SkinScan: what it actually takes to ship an AI-powered iOS app
Shipping an AI product to real users is harder than training the model. Here is everything I ran into building SkinScan, from camera capture to HIPAA paper trails.
SkinScan: what it actually takes to ship an AI-powered iOS app
SkinScan is an iOS app that uses a computer vision model to analyze skin conditions from photos. It is in TestFlight with a closed beta group right now. And building it has been one of the more humbling experiences I have had as a developer.
Training the model is the easy part. Shipping it to real people on real phones is where things get complicated.
the stack
SwiftUI for the UI. AVFoundation for camera capture. Go on the backend, because image processing pipelines in Python are slow and memory-hungry, and Go handles concurrent uploads cleanly with a much smaller memory footprint. The AI model is a custom segmentation model trained on roughly 12,000 labeled images, running on a rented A100.
Storage is encrypted at rest. Images auto-delete after 30 days. HIPAA compliance is not optional when you are dealing with anything that could be considered health data.
the camera integration
AVFoundation in SwiftUI is actually pretty good once you know what you are doing. AVCapturePhotoOutput with depth data enabled gives you high-quality captures the model can work with. The tricky part is the capture pipeline: you want to guide the user to hold the phone at the right distance and angle, have good lighting, and stay still long enough to get a sharp image.
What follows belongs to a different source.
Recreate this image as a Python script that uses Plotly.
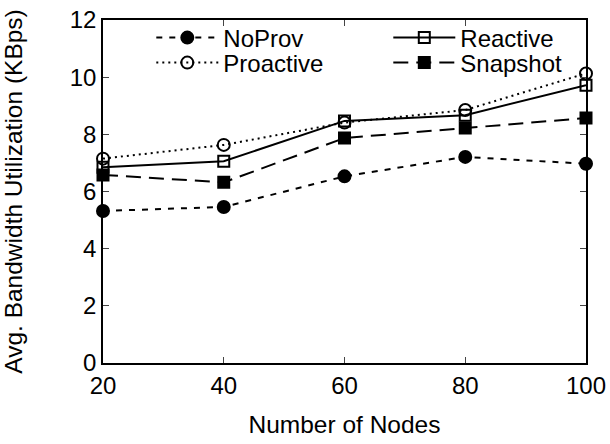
import plotly.graph_objects as go

nodes = [20, 40, 60, 80, 100]
noprov = [5.32, 5.46, 6.53, 7.21, 6.97]
reactive = [6.85, 7.06, 8.47, 8.67, 9.72]
proactive = [7.15, 7.63, 8.41, 8.85, 10.13]
snapshot = [6.58, 6.32, 7.87, 8.22, 8.57]

fig = go.Figure()
series = [
    ("NoProv", noprov, "6px,7px", "circle", 12, "legend"),
    ("Reactive", reactive, "solid", "square-open", 11, "legend"),
    ("Proactive", proactive, "2px,4px", "circle-open", 12, "legend2"),
    ("Snapshot", snapshot, "15px,8px", "square", 11, "legend2"),
]
for name, ys, dash, sym, sz, lg in series:
    fig.add_trace(go.Scatter(
        x=nodes, y=ys, name=name, mode="lines+markers", legend=lg,
        line=dict(color="black", width=2, dash=dash),
        marker=dict(symbol=sym, size=sz, color="black",
                    line=dict(color="black", width=2)),
        cliponaxis=False,
    ))

font = "Liberation Sans, Arial, sans-serif"
leg = dict(orientation="h", x=0.1, xanchor="left", yanchor="middle",
           entrywidth=160, entrywidthmode="pixels",
           font=dict(size=24), bgcolor="rgba(0,0,0,0)",
           itemwidth=62, tracegroupgap=0)
fig.update_layout(
    width=610, height=444,
    margin=dict(l=103, r=24, t=20, b=81, autoexpand=False),
    plot_bgcolor="white", paper_bgcolor="white",
    font=dict(family=font, size=24, color="black"),
    showlegend=True,
    legend=dict(leg, y=0.9475),
    legend2=dict(leg, y=0.8746),
    xaxis=dict(range=[20, 100], tickvals=nodes, ticks="inside", ticklen=6,
               showline=True, linecolor="black", linewidth=1.5, mirror="ticks",
               showgrid=False, zeroline=False, ticklabeloverflow="allow",
               automargin=False,
               title=dict(text="Number of Nodes", standoff=18,
                          font=dict(size=24.5)),
               tickfont=dict(size=24)),
    yaxis=dict(range=[0, 12], dtick=2, ticks="inside", ticklen=6,
               showline=True, linecolor="black", linewidth=1.5, mirror="ticks",
               showgrid=False, zeroline=False, automargin=False,
               title=dict(text="Avg. Bandwidth Utilization (KBps)", standoff=40,
                          font=dict(size=24.5)),
               tickfont=dict(size=24)),
)
fig.write_html("out.html")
We went through three different UI approaches for this. First was a simple circle overlay. Second was a live quality score in the corner. Third, which we ship now, is a combination: a framing guide plus a confidence indicator that only lets the user capture when the image quality is high enough. The forced quality gate annoyed some users but cut model error rates significantly.
the model
89% mAP on our validation set. That sounds good until you think about what the 11% failure mode looks like in a health-adjacent product. Skin lesion classification is genuinely hard. Lighting variation is massive. Skin tone diversity matters a lot for model performance. And benign vs malignant can look almost identical to a computer vision model trained on a limited dataset.
We are extremely clear in the app that this is not a diagnostic tool. It is a screening aid. Every result screen has this language prominent, not buried in a terms-of-service footer. The legal review made that non-negotiable, but I think it is the right call anyway.
the pipeline latency problem
From camera tap to result on screen takes about 12 seconds right now. That is too slow. The model inference itself is only about 300ms. The bottleneck is image preprocessing and network transfer.
The fix I am working on is moving preprocessing to the device. CoreML can run the preprocessing steps natively, and the compressed feature representation is much smaller than the raw image. This should cut end-to-end latency to somewhere around 3-4 seconds, which feels acceptable for a medical-adjacent use case where you are not expecting instant results.
HIPAA is a paper trail problem, not a technical one
The technical side of HIPAA is fine. Encrypt everything (AES-256 at rest, TLS 1.3 in transit). Audit logs. Role-based access. Automatic deletion. None of that is hard to implement if you plan for it from the start.
The documentation side is painful. Every design decision needs a written justification. Every data access needs a logged reason. Every bug needs a postmortem with a root cause and remediation plan. This is not bad practice, it is just slower than I expected. Budget twice as long as you think for anything touching healthcare data.
TestFlight feedback is brutal and useful
Beta testers will find every edge case. Low light crashes (fixed). Portrait vs landscape orientation mismatch causing wrong crops (fixed). Phone case shadow on the lesion causing misclassification (still working on it, data augmentation is the likely fix). Someone with extremely oily skin getting reflections that the model interprets as lesion borders (not seen this in training data at all).
The crash-free rate was around 94% in the first beta build. It is at 99.2% now after three patch releases. Real-world usage surfaces things that even a thorough test matrix misses.
what I would do differently
Start the HIPAA documentation from day one, not as a pre-launch sprint. Plan for on-device preprocessing from the architecture phase. And run a closed alpha with 10 users before opening to a broader beta group. The first build had basic UX problems that a small internal group would have caught immediately.
The technical foundation is solid. The hard work now is on model improvement and making the pipeline fast enough that it does not feel like waiting for a page to load.